Je regrette principalement le manque de corps des modèles hollow et semi-hollow et la gestion du bas dans le cadre des simulations d’acoustiques. Quant aux instruments à cordes plus exotiques, Line 6 ne peut pas faire des miracles. Leur conception est radicalement différente, et il est impossible de jouer de la même manière sur une guitare électrique. Toutefois, en travaillant le mix et en adaptant son jeu de guitare il est envisageable d’obtenir un bon résultat pour agrémenter quelques chansons. Si vous souhaitez composer des morceaux véritablement centrés sur ces instruments, rien ne remplacera les vrais ! Je trouve aussi dommage qu’il n’y ait pas de simulations de guitares avec des cordes en nylon, ou de ukulélé. Et que dire de l’absence de guitares typées métal ou de simulations de micros actifs façon EMG ?
Pour revenir à des choses plus positives, j’ai vraiment apprécié le logiciel Workbench HD. La Variax est déjà un instrument très complet, mais les possibilités sont encore plus impressionnantes une fois la guitare connectée à un ordinateur. L’intégration avec les produits Line 6 compatibles est aussi impressionnante. J’ai pu tester cela avec le Helix, et la Variax Standard était une véritable extension du pédalier. Je pouvais la piloter depuis le multi-effets, l’intégrer à des presets avec des réglages spécifiques, etc.

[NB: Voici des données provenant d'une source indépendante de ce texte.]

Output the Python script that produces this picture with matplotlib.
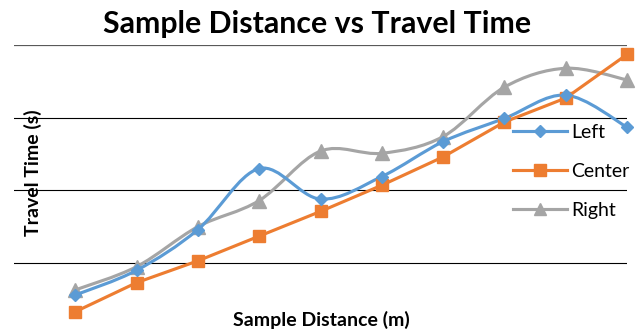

Au final, je vois la Variax comme un instrument à part, et d’une polyvalence extrême. C’est le fantasme ultime des guitaristes polygames, des fous de l’accordage alternatif, des home studistes aventureux, et des artistes dont les compositions originales nécessitent de nombreux instruments en live. Si vous rentrez dans l’une de ces catégories, vous devriez sérieusement envisager son achat.